The program at Rockbrook is designed to give campers increasing independence. As they grow older, so do their responsibilities around camp, with each step helping the camp run smoothly.  Our leadership program for our 15-, 16-, and 17-year-old campers was developed many years ago, and it is still incredibly effective.  These oldest campers see the direct result of their efforts in the experience of the younger campers, from the silly campfire the Hi-Ups led on Monday night to the sparkling plates the CITs cleaned tonight to be ready for tomorrow’s breakfast.

A former Rockbrook counselor put it this way:

I like to think that we become our best selves at Rockbrook because the people around us believe that we can be our best selves.

One of my favorite things about Rockbrook is how much trust it places in the people who live here.
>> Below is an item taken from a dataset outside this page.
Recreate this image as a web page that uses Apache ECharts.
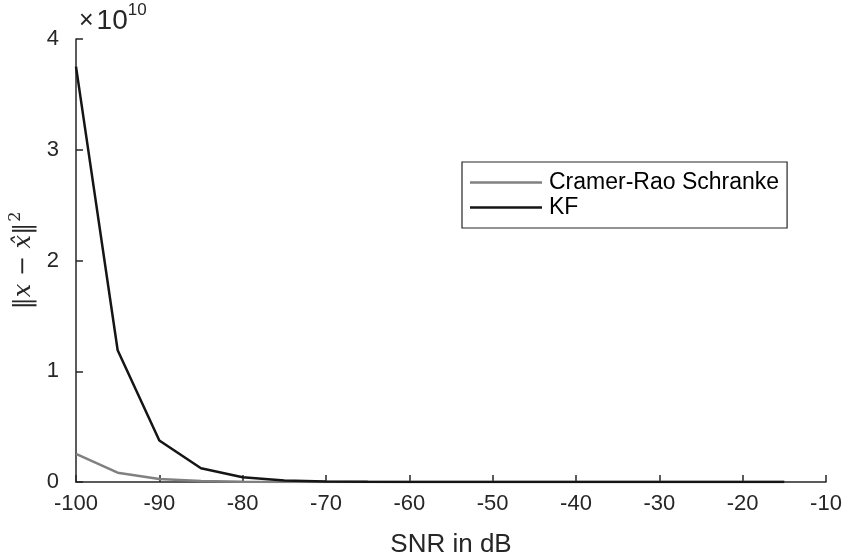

We trust our juniors to get to activities on time, create fabulous skits each night, and even refill food from the kitchen. We trust our middlers to be kind to each other, be role models for the juniors, and to embrace the crazy adventures of camp. We trust the seniors to be real leaders, our CAs to plan an amazing banquet, and our HUPs to make sure we all wake up on time.

From ages six to sixteen, we believe in each other to laugh often, love kindly, and be there for one another. It’s no wonder we find it easier to be our best selves — when two hundred people believe that you can do it, we find ourselves proving them right.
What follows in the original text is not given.